> Task brief
Set down the full listing exactly as given. Any pictures are to be left out.

[START]

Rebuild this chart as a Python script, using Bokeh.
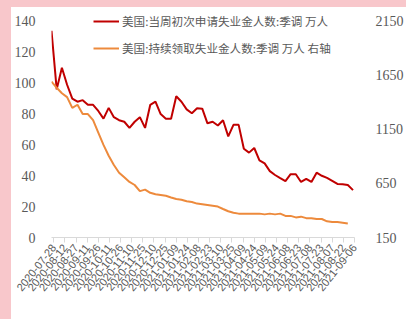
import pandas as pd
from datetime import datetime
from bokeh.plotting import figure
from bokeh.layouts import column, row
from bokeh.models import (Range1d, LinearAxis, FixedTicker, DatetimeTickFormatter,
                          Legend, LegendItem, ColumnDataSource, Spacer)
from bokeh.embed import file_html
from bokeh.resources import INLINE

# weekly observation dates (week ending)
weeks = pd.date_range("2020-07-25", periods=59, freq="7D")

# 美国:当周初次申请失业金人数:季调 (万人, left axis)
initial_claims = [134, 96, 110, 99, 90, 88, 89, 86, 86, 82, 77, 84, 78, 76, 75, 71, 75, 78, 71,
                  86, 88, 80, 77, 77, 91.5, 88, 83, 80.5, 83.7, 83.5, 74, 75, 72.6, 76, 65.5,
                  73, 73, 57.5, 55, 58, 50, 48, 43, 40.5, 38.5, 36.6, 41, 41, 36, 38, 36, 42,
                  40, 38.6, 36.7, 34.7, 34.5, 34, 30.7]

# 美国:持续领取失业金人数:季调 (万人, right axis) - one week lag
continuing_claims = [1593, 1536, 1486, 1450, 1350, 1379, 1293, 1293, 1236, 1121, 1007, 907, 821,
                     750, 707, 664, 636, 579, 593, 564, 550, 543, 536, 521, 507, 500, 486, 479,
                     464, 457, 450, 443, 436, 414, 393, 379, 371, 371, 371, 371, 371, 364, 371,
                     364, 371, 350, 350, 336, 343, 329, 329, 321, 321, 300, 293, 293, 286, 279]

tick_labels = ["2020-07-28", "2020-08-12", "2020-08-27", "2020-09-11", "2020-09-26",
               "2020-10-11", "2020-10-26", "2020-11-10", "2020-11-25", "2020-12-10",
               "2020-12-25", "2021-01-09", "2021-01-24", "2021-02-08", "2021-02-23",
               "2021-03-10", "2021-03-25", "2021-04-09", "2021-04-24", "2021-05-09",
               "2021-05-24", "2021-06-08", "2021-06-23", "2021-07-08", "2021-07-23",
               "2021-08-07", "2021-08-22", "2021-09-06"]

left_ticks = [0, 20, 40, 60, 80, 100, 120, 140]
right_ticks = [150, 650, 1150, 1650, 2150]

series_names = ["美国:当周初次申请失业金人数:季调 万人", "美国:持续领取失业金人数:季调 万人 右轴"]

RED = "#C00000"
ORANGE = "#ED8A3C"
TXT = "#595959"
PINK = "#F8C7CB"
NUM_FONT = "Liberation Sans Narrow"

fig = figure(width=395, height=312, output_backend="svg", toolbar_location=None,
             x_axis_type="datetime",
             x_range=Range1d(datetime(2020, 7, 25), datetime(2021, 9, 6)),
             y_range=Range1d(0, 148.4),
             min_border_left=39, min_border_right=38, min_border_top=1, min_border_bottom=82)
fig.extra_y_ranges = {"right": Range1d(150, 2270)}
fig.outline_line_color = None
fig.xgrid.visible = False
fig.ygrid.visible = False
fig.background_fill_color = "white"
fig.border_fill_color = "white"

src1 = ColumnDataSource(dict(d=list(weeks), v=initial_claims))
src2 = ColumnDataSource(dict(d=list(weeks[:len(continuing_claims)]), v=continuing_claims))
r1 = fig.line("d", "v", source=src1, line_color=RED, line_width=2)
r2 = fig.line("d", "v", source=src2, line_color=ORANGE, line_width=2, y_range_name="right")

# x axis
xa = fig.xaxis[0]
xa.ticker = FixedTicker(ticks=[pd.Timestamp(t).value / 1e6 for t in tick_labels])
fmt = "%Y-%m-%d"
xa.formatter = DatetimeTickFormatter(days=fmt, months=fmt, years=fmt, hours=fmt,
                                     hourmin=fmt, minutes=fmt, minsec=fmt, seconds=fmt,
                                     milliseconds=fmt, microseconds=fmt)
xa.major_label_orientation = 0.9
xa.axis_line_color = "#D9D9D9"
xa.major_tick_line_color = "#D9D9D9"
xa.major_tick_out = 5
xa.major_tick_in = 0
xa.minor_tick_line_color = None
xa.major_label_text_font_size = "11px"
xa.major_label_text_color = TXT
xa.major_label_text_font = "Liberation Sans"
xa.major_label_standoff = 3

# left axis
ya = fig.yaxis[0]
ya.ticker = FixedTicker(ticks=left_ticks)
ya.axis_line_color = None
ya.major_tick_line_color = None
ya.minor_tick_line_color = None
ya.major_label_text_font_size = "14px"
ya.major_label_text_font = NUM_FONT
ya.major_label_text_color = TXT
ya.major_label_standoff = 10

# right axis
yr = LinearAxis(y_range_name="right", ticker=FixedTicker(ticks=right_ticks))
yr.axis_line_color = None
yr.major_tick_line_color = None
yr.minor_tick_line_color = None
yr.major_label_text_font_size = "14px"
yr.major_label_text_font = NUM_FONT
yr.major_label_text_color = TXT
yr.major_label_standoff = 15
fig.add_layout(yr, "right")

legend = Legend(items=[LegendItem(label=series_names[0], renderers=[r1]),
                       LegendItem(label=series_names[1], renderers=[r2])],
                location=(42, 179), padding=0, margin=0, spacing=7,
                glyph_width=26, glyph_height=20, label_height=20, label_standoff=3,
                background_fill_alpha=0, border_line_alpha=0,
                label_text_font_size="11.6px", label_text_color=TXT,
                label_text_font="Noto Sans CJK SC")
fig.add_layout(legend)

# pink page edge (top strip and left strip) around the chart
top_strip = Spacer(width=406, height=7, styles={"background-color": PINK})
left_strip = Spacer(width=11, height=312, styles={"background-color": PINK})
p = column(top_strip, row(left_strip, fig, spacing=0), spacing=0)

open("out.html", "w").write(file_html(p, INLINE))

[END]

> Reply to the exercise
Rebuild this chart as a Python script, using Bokeh.
import pandas as pd
from datetime import datetime
from bokeh.plotting import figure
from bokeh.layouts import column, row
from bokeh.models import (Range1d, LinearAxis, FixedTicker, DatetimeTickFormatter,
                          Legend, LegendItem, ColumnDataSource, Spacer)
from bokeh.embed import file_html
from bokeh.resources import INLINE

# weekly observation dates (week ending)
weeks = pd.date_range("2020-07-25", periods=59, freq="7D")

# 美国:当周初次申请失业金人数:季调 (万人, left axis)
initial_claims = [134, 96, 110, 99, 90, 88, 89, 86, 86, 82, 77, 84, 78, 76, 75, 71, 75, 78, 71,
                  86, 88, 80, 77, 77, 91.5, 88, 83, 80.5, 83.7, 83.5, 74, 75, 72.6, 76, 65.5,
                  73, 73, 57.5, 55, 58, 50, 48, 43, 40.5, 38.5, 36.6, 41, 41, 36, 38, 36, 42,
                  40, 38.6, 36.7, 34.7, 34.5, 34, 30.7]

# 美国:持续领取失业金人数:季调 (万人, right axis) - one week lag
continuing_claims = [1593, 1536, 1486, 1450, 1350, 1379, 1293, 1293, 1236, 1121, 1007, 907, 821,
                     750, 707, 664, 636, 579, 593, 564, 550, 543, 536, 521, 507, 500, 486, 479,
                     464, 457, 450, 443, 436, 414, 393, 379, 371, 371, 371, 371, 371, 364, 371,
                     364, 371, 350, 350, 336, 343, 329, 329, 321, 321, 300, 293, 293, 286, 279]

tick_labels = ["2020-07-28", "2020-08-12", "2020-08-27", "2020-09-11", "2020-09-26",
               "2020-10-11", "2020-10-26", "2020-11-10", "2020-11-25", "2020-12-10",
               "2020-12-25", "2021-01-09", "2021-01-24", "2021-02-08", "2021-02-23",
               "2021-03-10", "2021-03-25", "2021-04-09", "2021-04-24", "2021-05-09",
               "2021-05-24", "2021-06-08", "2021-06-23", "2021-07-08", "2021-07-23",
               "2021-08-07", "2021-08-22", "2021-09-06"]

left_ticks = [0, 20, 40, 60, 80, 100, 120, 140]
right_ticks = [150, 650, 1150, 1650, 2150]

series_names = ["美国:当周初次申请失业金人数:季调 万人", "美国:持续领取失业金人数:季调 万人 右轴"]

RED = "#C00000"
ORANGE = "#ED8A3C"
TXT = "#595959"
PINK = "#F8C7CB"
NUM_FONT = "Liberation Sans Narrow"

fig = figure(width=395, height=312, output_backend="svg", toolbar_location=None,
             x_axis_type="datetime",
             x_range=Range1d(datetime(2020, 7, 25), datetime(2021, 9, 6)),
             y_range=Range1d(0, 148.4),
             min_border_left=39, min_border_right=38, min_border_top=1, min_border_bottom=82)
fig.extra_y_ranges = {"right": Range1d(150, 2270)}
fig.outline_line_color = None
fig.xgrid.visible = False
fig.ygrid.visible = False
fig.background_fill_color = "white"
fig.border_fill_color = "white"

src1 = ColumnDataSource(dict(d=list(weeks), v=initial_claims))
src2 = ColumnDataSource(dict(d=list(weeks[:len(continuing_claims)]), v=continuing_claims))
r1 = fig.line("d", "v", source=src1, line_color=RED, line_width=2)
r2 = fig.line("d", "v", source=src2, line_color=ORANGE, line_width=2, y_range_name="right")

# x axis
xa = fig.xaxis[0]
xa.ticker = FixedTicker(ticks=[pd.Timestamp(t).value / 1e6 for t in tick_labels])
fmt = "%Y-%m-%d"
xa.formatter = DatetimeTickFormatter(days=fmt, months=fmt, years=fmt, hours=fmt,
                                     hourmin=fmt, minutes=fmt, minsec=fmt, seconds=fmt,
                                     milliseconds=fmt, microseconds=fmt)
xa.major_label_orientation = 0.9
xa.axis_line_color = "#D9D9D9"
xa.major_tick_line_color = "#D9D9D9"
xa.major_tick_out = 5
xa.major_tick_in = 0
xa.minor_tick_line_color = None
xa.major_label_text_font_size = "11px"
xa.major_label_text_color = TXT
xa.major_label_text_font = "Liberation Sans"
xa.major_label_standoff = 3

# left axis
ya = fig.yaxis[0]
ya.ticker = FixedTicker(ticks=left_ticks)
ya.axis_line_color = None
ya.major_tick_line_color = None
ya.minor_tick_line_color = None
ya.major_label_text_font_size = "14px"
ya.major_label_text_font = NUM_FONT
ya.major_label_text_color = TXT
ya.major_label_standoff = 10

# right axis
yr = LinearAxis(y_range_name="right", ticker=FixedTicker(ticks=right_ticks))
yr.axis_line_color = None
yr.major_tick_line_color = None
yr.minor_tick_line_color = None
yr.major_label_text_font_size = "14px"
yr.major_label_text_font = NUM_FONT
yr.major_label_text_color = TXT
yr.major_label_standoff = 15
fig.add_layout(yr, "right")

legend = Legend(items=[LegendItem(label=series_names[0], renderers=[r1]),
                       LegendItem(label=series_names[1], renderers=[r2])],
                location=(42, 179), padding=0, margin=0, spacing=7,
                glyph_width=26, glyph_height=20, label_height=20, label_standoff=3,
                background_fill_alpha=0, border_line_alpha=0,
                label_text_font_size="11.6px", label_text_color=TXT,
                label_text_font="Noto Sans CJK SC")
fig.add_layout(legend)

# pink page edge (top strip and left strip) around the chart
top_strip = Spacer(width=406, height=7, styles={"background-color": PINK})
left_strip = Spacer(width=11, height=312, styles={"background-color": PINK})
p = column(top_strip, row(left_strip, fig, spacing=0), spacing=0)

open("out.html", "w").write(file_html(p, INLINE))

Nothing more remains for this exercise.